Since it seems like I am going to be giving this a try I decided that setting down ground rules would be a good idea since any time critique is given out there is always a bit of ego involved.  In order to keep things constructive and prevent hurt feelings from happening these are the guidelines I would like anyone participating to follow.


*When Your Work is being Critiqued*

1- Expect constructive criticism rather than praise.  Your attitude to criticism will affect how much you take away from any critique session.

2- Try to keep submissions for the Workshop fairly short.  Either a stand alone piece or a portion of a larger work.  Try not to impose on the people helping critique your work.

3- Take note of comments that seem particularly helpful.

4- If you don't understand a comment, politely ask for clarification.

5- Don't reject comments out of hand, sometimes things you initially thought were wrong or had no relevance may turn out to have merit afterall.

6- Only explain your intentions if it is absolutely necessary (i.e. you think everyone is missing the point).  You're writing can and should be able to speak for itself.

7- Consider comments closely when you look back at your work.  Make changes only when you are convinced the comments are right.  If several people point out the same thing, you should probably experiment with changing it.  If only one person voices a wish for change you can consider the comment, but only make the alteration if you believe it is correct.

8- Try to hold any defense of your story until after all critiquing seems to be finished.  You can have your say after, but until then it is better for things to keep on track than to become a back and forth between critiques and the author.

9- Proofread for surface errors (spelling, grammar) at the very least before making a submission.  Nobody wants to write a story that is difficult to read because these basics are not covered.

10- Don't take anything personally.  Comments you are getting, even negative ones, are being made in an effort to help point out weak areas so you can get better.  Because this is simply a forum it is impossible to get a good idea of tone so it is best to assume people are trying to be helpful (even if they are not that reflects more on them than on your work).


*When Giving Critique*

1- Take notes as you read but think on the story for a little bit before giving immediate critique.

2- Please keep in mind this is someone's story.  If you don't like it that is fine, and say so, give reasons, but don't be rude about it.
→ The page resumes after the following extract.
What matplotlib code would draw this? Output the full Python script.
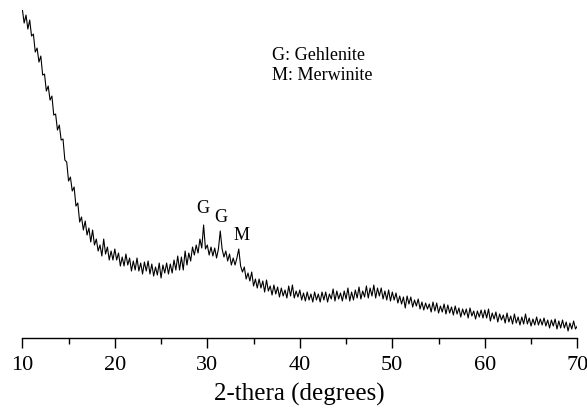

3- Don't point out spelling errors, grammar error, syntax, or dispute word choice unless it is pertinent to the exercise or the problem is critical (an error the author always makes).

4- Be respectful of other people's tastes.  Not everyone will write a story that you would read on your own.  Read them completely and offer comments on the storytelling and comprehension of the work.  Leave comments about genre out of it.

5- When giving critique start out with what you think was good.  Be specific.  (e.g. "I thought the scene between Molly and her mother showed emotion very well," or "Your descriptions really bring the story to life.")

6- Move on to what you think needs work.  Be specific.  (e.g. "I don't understand Bart's motivations," or "Do you really need all that description there?")

7- It is fine to disagree with what another critique says.  State that you disagree with them, keeping things good natured, and explain why.  Having a range of opinions is actually very helpful to writers trying to improve.

8- Be constructive.  Your comments aren't there to show off your amazing analytical powers or promote your own literary talents.  They are there to help someone else improve their own writing.

9- Submit critiques in a timely manner and if there is some delay tell the author sooner rather than later.  Holding a critique can be really stressful for the author who may wonder if you hated it so much you couldn't finish or if you even bothered to read at all.

10- When if an author posts a defense of his work disputing your critique you may clarify what you were talking about or rebut his defense, but please only do so once.  Posting something you worked on for review is a bit scary and out of respect for the author let them have the last word even if you disagree.


----------



## TakeWalker (Apr 24, 2010)

Sounds reasonable. :3


----------



## Altamont (Apr 24, 2010)

SOunds good; I think I'm in


----------